Escribí, como quien cuenta nueces: “He visto a las mejores mentes de mi generación destruidas por las anfetaminas”. Y luego, escribí, como quien cuenta almendras: “He visto a las mejores mentes de mi generación desperdiciar libros enteros por estar hablando de un aeropuerto”. Vayamos por nueces, o por partes. Si pudiera medir el tedio que me causan las andanzas de narcos, sus crímenes, sus estrategias patibularias que no poseen más atracción para mí que la de presenciar o enterarme, una vez más, del comportamiento de una persona o rata que busca sobrevivir y cobijar sus negocios y a sus crías, si pudiera medir ese tedio me tardaría tres sexenios. ¿Cómo matan estos señores? ¿Cómo se divierten? ¿Cómo hacen alianzas? Cualquier capítulo de Crimen y castigo me revela más de la intrincada investidura y temperamento humanos, que todo este bagaje de bosta y tripas. Pero hay que saber sobre el presente y nuestro entorno, y ese conocimiento se extiende hasta las cañerías en busca de historias que colmen la curiosidad; pero la mía no la satisfacen, sino que la aturden y adormecen con su predecible mecanismo y consecuencia (pese a haber cronistas o periodistas que llegan a hacer de estas andanzas buena literatura).

Sigamos con almendras. ¿Y los aeropuertos?, bueno, si se construyen para que nos elevemos y luego bajemos son bienvenidos como extensión de una casa de citas (a fin de cuentas ¿qué casa no es casa de citas?), de un cabaret civil para el movimiento de las cosas vivas. Trasiego e ir y venir de las visitas y de quienes no se conforman con quedarse en casa.
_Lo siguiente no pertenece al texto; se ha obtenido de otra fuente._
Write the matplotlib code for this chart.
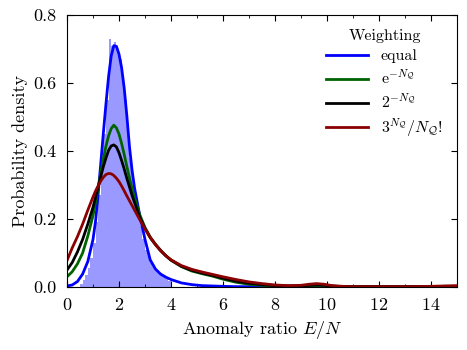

El asqueroso retruécano se da cuando unos suben y ya no bajan; unos se elevan y otros no despegan nunca. Por ello los proyectos grandilocuentes en países pobres, si no están bien cimentados, estudiados, comprendidos y pensados para prodigar bienestar general y proteger el medio ambiente, entonces hacen más drásticas las diferencias entre los seres terrenos y los etéreos. Echen un vistazo a su alrededor: en esta ciudad (o bella fosa común) cada día que pasa es más riesgoso salir a la calle; las bestias han proliferado y roban, vejan, secuestran en la vía publica, en las casas y hasta en la imaginación a la que perjudican y humillan con sus acciones (por cierto; nunca pensé que en la región central del país el acento norteño comenzara a advertirse como una señal de delincuencia y peligro, en vez de un atisbo de trabajo y sinceridad, como sucedía desdenantes). Si no hay una relación de enriquecimiento conjunto —ambiental, económico, social— entre el gran proyecto de infraestructura y los seres terrenos cuyo poder adquisitivo va en picada, entonces el horizonte oscurece. Y de pronto splash; el avión al agua.

Era adolescente cuando vi Aeropuerto 77, con Jack Lemmon y James Stewart. Hoy me sorprendo; ¿cómo pudo emocionarme aquella película que gocé en la pantalla del cine Villa Coapa? Por aquel entonces sólo había viajado una sola vez en avión. Una aventura, en verdad. Hoy, de viejo, conozco una centena de aeropuertos de toda clase y podría contar —para desgracia de ustedes— una anécdota sucedida en cada uno de ellos. No lo haré, descuiden. En la película citada el lujoso Boeing 747 pertrechado con carísimas obras de arte y bestiales comodidades, se va al mar por culpa de unos ladrones. Y es que si hay demasiada corrupción, inequidad, inseguridad, daño ecológico y crimen en el entorno entonces los grandes proyectos suelen fracasar o convertirse en aviones caídos, o en castillos feudales acosados por miserables. Los tan cacareados inversionistas no son unos santos dispuestos a salvarnos del lodazal. Y para saber si estos santos patronos crean riqueza o buen vivir para todos —directa o indirectamente— es obligada la transparencia y el detalle en la información: demostrar que el beneficio se extenderá horizontalmente y no se concentrará en el castillo donde reinan unos cuantos. Sólo hasta entonces podrían tener sentido y peso las consultas y las negociaciones. He visto otra vez la película Aeropuerto 77 y me aburre, ni siquiera me da nostalgia. El tiempo pasa.